§ Exercise directions
Set down only the lines running from the one with "Generate a web" to the one with "var freezing = 32;", both lines included, exactly as they stand, please.

§ Raw data
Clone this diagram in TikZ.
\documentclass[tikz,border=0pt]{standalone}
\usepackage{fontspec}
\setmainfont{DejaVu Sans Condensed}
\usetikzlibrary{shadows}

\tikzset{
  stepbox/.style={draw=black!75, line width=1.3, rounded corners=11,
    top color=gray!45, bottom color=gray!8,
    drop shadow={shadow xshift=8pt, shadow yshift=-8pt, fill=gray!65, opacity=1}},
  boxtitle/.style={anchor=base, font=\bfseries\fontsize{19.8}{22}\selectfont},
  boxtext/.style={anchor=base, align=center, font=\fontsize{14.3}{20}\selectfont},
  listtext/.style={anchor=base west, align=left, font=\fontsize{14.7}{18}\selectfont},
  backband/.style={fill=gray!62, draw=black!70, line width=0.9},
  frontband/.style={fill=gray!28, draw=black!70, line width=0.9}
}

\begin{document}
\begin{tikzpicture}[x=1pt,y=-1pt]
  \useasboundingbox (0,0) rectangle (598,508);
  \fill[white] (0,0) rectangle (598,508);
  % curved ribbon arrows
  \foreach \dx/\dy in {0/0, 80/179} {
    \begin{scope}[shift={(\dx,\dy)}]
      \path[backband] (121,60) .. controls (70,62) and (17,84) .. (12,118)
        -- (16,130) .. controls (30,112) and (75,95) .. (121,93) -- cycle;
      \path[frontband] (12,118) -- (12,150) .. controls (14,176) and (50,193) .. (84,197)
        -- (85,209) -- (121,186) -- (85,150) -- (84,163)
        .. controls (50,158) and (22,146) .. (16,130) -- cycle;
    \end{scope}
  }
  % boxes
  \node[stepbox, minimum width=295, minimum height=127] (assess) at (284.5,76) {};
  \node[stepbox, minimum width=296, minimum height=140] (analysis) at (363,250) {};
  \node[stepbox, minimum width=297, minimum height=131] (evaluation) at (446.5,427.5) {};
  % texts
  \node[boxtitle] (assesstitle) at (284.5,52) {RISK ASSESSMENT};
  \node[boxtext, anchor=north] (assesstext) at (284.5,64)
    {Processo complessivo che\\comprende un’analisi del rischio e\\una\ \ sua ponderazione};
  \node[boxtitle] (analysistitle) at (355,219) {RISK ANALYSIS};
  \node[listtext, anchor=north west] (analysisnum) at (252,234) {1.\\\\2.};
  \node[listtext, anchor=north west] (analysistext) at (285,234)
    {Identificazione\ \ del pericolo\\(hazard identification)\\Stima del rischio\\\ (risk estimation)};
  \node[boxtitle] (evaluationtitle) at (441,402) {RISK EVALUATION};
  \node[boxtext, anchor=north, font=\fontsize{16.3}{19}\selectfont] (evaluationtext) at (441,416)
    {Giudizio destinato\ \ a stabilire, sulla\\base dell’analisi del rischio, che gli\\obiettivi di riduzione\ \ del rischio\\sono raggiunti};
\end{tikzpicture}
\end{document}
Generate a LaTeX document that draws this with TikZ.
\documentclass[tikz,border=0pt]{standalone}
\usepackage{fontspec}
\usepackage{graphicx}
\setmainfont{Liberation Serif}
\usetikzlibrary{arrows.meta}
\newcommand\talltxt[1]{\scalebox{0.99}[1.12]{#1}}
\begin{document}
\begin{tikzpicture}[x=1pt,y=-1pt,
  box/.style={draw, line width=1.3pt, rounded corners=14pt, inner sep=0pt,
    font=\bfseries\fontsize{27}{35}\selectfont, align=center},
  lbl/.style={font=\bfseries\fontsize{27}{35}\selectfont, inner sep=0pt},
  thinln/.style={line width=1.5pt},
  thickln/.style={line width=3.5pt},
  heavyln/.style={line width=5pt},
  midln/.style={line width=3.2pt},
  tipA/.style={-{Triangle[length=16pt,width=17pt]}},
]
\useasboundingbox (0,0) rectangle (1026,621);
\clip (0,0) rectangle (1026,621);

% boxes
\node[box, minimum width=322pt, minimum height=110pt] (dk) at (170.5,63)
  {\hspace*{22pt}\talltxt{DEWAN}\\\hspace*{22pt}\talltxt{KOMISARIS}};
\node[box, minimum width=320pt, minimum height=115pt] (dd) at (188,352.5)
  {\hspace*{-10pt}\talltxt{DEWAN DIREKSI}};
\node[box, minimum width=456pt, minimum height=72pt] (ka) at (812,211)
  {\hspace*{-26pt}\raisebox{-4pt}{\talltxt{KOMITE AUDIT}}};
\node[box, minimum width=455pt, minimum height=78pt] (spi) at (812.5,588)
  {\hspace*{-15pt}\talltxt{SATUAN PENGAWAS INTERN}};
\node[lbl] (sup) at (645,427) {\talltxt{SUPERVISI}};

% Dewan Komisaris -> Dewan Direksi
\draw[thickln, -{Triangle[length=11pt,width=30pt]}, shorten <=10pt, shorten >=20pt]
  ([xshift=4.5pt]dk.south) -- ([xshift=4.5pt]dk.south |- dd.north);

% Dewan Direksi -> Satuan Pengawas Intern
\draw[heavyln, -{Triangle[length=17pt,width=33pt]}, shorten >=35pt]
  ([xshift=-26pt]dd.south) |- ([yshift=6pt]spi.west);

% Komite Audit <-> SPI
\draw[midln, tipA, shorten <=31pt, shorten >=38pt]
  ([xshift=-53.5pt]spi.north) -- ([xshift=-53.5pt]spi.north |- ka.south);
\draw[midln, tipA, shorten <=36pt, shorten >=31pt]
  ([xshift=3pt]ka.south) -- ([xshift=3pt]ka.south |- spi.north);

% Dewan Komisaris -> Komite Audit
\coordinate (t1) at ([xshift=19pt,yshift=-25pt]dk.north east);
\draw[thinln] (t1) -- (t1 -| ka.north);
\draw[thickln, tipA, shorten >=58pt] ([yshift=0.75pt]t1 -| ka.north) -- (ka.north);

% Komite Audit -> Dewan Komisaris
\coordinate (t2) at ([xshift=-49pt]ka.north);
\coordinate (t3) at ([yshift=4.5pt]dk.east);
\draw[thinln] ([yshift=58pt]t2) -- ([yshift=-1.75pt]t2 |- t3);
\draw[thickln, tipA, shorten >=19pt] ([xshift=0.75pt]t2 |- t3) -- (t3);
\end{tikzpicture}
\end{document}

---

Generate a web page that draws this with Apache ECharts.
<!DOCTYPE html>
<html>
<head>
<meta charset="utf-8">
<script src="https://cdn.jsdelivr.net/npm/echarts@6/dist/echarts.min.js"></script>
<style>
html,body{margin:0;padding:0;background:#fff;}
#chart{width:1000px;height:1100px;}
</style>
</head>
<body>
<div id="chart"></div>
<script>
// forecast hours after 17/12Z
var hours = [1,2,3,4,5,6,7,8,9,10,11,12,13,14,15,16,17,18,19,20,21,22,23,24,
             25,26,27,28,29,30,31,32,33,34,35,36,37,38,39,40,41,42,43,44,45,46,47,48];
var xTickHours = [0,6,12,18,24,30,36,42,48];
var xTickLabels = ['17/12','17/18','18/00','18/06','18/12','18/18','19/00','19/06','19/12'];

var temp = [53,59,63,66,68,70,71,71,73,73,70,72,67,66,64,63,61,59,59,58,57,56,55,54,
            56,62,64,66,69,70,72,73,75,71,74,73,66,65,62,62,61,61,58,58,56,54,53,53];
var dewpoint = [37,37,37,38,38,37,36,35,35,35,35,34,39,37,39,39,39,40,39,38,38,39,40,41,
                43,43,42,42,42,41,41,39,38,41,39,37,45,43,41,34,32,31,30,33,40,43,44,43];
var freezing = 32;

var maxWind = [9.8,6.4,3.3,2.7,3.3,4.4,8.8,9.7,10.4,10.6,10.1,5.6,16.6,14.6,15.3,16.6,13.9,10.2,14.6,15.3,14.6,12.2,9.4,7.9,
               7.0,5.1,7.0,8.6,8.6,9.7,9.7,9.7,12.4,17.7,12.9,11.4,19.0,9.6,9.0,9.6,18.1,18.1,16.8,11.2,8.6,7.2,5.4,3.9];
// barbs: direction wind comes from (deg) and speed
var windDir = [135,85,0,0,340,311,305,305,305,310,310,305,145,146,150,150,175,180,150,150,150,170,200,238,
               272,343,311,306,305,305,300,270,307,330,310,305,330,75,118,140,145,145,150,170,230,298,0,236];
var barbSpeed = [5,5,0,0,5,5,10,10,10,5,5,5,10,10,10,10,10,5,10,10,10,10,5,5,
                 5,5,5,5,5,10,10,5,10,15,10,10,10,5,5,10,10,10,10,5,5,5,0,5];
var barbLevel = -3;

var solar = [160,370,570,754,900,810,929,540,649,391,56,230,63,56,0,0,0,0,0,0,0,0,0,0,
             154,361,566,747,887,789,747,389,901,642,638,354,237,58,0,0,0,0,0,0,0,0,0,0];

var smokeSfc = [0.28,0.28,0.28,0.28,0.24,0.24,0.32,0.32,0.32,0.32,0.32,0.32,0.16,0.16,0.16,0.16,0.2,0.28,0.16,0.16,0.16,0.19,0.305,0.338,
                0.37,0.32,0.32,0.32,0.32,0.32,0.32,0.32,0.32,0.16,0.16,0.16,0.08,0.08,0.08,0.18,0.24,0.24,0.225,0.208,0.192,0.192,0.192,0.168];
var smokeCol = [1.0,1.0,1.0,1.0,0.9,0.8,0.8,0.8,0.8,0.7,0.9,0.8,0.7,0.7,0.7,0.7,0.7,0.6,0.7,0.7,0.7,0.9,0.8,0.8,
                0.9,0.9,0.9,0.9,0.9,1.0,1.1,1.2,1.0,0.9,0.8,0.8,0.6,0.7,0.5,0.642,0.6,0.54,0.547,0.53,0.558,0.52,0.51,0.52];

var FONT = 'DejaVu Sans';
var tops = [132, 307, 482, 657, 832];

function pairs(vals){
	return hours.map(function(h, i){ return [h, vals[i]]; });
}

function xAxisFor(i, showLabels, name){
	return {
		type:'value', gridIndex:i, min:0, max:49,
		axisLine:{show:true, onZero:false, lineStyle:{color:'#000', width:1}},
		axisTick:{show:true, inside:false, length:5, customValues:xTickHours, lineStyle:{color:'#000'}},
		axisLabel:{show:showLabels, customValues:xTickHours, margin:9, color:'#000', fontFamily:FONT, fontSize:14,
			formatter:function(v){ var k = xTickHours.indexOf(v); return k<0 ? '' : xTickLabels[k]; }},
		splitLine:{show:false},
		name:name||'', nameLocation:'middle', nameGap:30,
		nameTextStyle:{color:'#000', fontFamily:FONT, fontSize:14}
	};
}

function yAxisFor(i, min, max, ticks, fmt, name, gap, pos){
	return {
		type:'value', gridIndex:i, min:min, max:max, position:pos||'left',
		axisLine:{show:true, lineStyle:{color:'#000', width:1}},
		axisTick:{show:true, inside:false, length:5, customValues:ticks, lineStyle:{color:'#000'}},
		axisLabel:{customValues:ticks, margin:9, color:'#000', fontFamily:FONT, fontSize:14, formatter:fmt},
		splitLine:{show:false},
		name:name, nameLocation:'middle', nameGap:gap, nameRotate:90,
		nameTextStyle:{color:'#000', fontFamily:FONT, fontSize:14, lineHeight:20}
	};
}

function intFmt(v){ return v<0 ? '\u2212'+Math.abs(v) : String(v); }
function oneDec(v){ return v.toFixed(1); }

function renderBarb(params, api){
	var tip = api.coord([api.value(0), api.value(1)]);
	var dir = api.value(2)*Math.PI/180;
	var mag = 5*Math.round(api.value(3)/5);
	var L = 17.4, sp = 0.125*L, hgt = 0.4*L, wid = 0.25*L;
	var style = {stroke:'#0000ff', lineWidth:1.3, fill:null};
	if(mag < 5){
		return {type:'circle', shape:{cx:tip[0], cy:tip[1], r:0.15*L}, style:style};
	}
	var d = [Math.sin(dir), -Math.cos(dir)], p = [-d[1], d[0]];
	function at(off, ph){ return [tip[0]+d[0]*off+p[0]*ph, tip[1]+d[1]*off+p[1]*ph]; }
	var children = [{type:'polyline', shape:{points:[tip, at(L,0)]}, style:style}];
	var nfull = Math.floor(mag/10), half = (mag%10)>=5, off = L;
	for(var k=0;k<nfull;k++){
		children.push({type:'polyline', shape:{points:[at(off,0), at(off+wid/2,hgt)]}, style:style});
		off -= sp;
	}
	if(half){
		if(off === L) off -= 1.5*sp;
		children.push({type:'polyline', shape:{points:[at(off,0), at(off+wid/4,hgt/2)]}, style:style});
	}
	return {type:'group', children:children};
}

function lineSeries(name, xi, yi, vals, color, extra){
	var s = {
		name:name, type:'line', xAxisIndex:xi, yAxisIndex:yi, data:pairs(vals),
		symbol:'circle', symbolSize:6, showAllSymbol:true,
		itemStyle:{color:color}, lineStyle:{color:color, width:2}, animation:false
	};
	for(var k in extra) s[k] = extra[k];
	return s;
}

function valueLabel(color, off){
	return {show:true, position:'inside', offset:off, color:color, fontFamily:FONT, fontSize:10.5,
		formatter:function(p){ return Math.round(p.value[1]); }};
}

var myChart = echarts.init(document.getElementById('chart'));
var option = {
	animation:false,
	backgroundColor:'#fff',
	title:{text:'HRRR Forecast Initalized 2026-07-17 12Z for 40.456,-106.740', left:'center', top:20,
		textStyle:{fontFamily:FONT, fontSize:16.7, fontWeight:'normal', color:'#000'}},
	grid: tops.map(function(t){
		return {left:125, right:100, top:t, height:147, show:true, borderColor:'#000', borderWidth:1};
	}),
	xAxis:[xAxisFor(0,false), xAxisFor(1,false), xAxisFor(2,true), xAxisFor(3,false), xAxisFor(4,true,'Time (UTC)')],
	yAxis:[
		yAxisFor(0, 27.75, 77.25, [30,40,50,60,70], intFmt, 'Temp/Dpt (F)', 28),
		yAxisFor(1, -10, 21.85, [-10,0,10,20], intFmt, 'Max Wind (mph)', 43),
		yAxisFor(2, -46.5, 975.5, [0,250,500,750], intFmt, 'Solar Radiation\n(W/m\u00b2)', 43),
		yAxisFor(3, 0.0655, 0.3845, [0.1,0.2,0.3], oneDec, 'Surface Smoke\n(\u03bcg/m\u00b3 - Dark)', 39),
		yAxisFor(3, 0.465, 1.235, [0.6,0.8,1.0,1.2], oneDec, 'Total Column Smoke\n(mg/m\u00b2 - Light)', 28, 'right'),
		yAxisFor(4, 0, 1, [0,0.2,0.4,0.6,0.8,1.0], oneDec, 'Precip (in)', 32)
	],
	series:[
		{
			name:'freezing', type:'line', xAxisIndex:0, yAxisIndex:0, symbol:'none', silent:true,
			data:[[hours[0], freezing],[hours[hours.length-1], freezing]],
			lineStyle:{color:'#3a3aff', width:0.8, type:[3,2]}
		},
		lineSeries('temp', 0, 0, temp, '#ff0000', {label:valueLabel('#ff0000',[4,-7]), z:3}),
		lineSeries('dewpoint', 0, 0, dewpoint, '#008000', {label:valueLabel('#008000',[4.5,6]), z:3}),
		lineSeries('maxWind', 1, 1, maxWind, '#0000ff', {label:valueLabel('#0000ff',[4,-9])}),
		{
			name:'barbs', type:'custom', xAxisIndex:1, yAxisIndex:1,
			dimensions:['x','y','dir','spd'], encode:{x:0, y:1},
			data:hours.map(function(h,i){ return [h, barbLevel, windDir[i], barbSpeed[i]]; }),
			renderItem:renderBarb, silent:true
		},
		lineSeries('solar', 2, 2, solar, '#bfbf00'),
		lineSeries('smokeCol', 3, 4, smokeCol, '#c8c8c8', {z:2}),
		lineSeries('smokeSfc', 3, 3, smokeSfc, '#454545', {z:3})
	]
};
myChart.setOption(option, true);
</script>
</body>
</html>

§ Output for this exercise
Generate a web page that draws this with Apache ECharts.
<!DOCTYPE html>
<html>
<head>
<meta charset="utf-8">
<script src="https://cdn.jsdelivr.net/npm/echarts@6/dist/echarts.min.js"></script>
<style>
html,body{margin:0;padding:0;background:#fff;}
#chart{width:1000px;height:1100px;}
</style>
</head>
<body>
<div id="chart"></div>
<script>
// forecast hours after 17/12Z
var hours = [1,2,3,4,5,6,7,8,9,10,11,12,13,14,15,16,17,18,19,20,21,22,23,24,
             25,26,27,28,29,30,31,32,33,34,35,36,37,38,39,40,41,42,43,44,45,46,47,48];
var xTickHours = [0,6,12,18,24,30,36,42,48];
var xTickLabels = ['17/12','17/18','18/00','18/06','18/12','18/18','19/00','19/06','19/12'];

var temp = [53,59,63,66,68,70,71,71,73,73,70,72,67,66,64,63,61,59,59,58,57,56,55,54,
            56,62,64,66,69,70,72,73,75,71,74,73,66,65,62,62,61,61,58,58,56,54,53,53];
var dewpoint = [37,37,37,38,38,37,36,35,35,35,35,34,39,37,39,39,39,40,39,38,38,39,40,41,
                43,43,42,42,42,41,41,39,38,41,39,37,45,43,41,34,32,31,30,33,40,43,44,43];
var freezing = 32;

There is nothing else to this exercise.